前面一篇文章提到大資料開發-Spark Join原理詳解,本文從原始碼角度來看cogroup 的join實作
1.分析下面的代碼
import org.apache.spark.rdd.RDD
import org.apache.spark.{SparkConf, SparkContext}
object JoinDemo {
def main(args: Array[String]): Unit = {
val conf = new SparkConf().setAppName(this.getClass.getCanonicalName.init).setMaster("local[*]")
val sc = new SparkContext(conf)
sc.setLogLevel("WARN")
val random = scala.util.Random
val col1 = Range(1, 50).map(idx => (random.nextInt(10), s"user$idx"))
val col2 = Array((0, "BJ"), (1, "SH"), (2, "GZ"), (3, "SZ"), (4, "TJ"), (5, "CQ"), (6, "HZ"), (7, "NJ"), (8, "WH"), (0, "CD"))
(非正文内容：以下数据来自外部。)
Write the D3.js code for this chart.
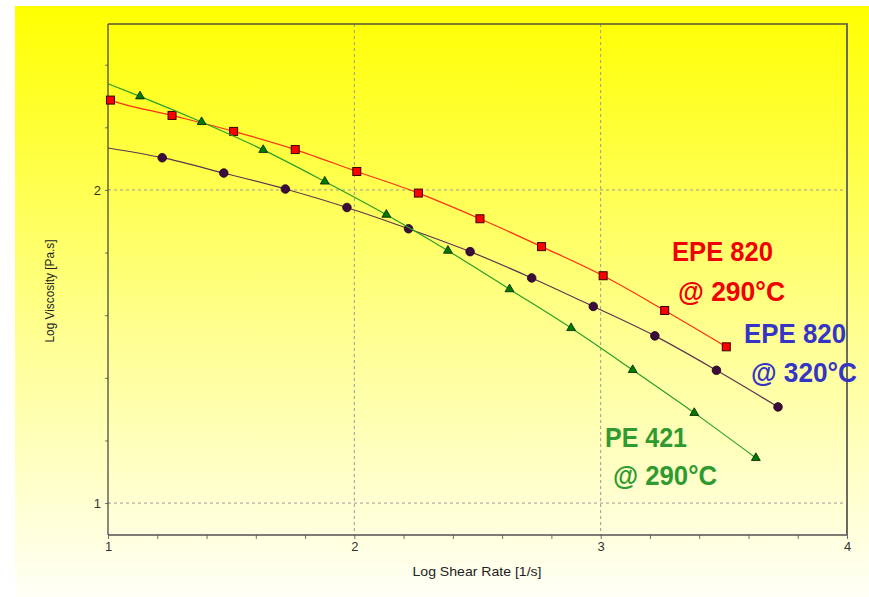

val rdd1: RDD[(Int, String)] = sc.makeRDD(col1)
val rdd2: RDD[(Int, String)] = sc.makeRDD(col2)
val rdd3: RDD[(Int, (String, String))] = rdd1.join(rdd2)
println(rdd3.dependencies)
val rdd4: RDD[(Int, (String, String))] = rdd1.partitionBy(new HashPartitioner(3)).join(rdd2.partitionBy(new HashPartitioner(3)))
println(rdd4.dependencies)
sc.stop()
}
}
分析上面一段代碼,列印結果是什么,這種join是寬依賴還是窄依賴,為什么是這樣
2.從spark的ui界面來查看運行情況
關于stage劃分和寬依賴窄依賴的關系,從2.1.3 如何區別寬依賴和窄依賴就知道stage與寬依賴對應,所以從rdd3和rdd4的stage的依賴圖就可以區別寬依賴,可以看到join劃分除了新的stage,所以rdd3的生成事寬依賴,另外rdd1.partitionBy(new HashPartitioner(3)).join(rdd2.partitionBy(new HashPartitioner(3))) 是另外的依賴圖,所以可以看到partitionBy以后再沒有劃分新的 stage,所以是窄依賴,
3.join的原始碼實作
前面知道結論,是從ui圖里面看到的,現在看join原始碼是如何實作的(基于spark2.4.5)
先進去入口方法,其中withScope的做法可以理解為裝飾器,為了在sparkUI中能展示更多的資訊,所以把所有創建的RDD的方法都包裹起來,同時用RDDOperationScope 記錄 RDD 的操作歷史和關聯,就能達成目標,
/**
* Return an RDD containing all pairs of elements with matching keys in `this` and `other`. Each
* pair of elements will be returned as a (k, (v1, v2)) tuple, where (k, v1) is in `this` and
* (k, v2) is in `other`. Performs a hash join across the cluster.
*/
def join[W](other: RDD[(K, W)]): RDD[(K, (V, W))] = self.withScope {
join(other, defaultPartitioner(self, other))
}
下面來看defaultPartitioner 的實作,其目的就是在默認值和磁區器之間取一個較大的,回傳磁區器
def defaultPartitioner(rdd: RDD[_], others: RDD[_]*): Partitioner = {
val rdds = (Seq(rdd) ++ others)
// 判斷有沒有設定磁區器partitioner
val hasPartitioner = rdds.filter(_.partitioner.exists(_.numPartitions > 0))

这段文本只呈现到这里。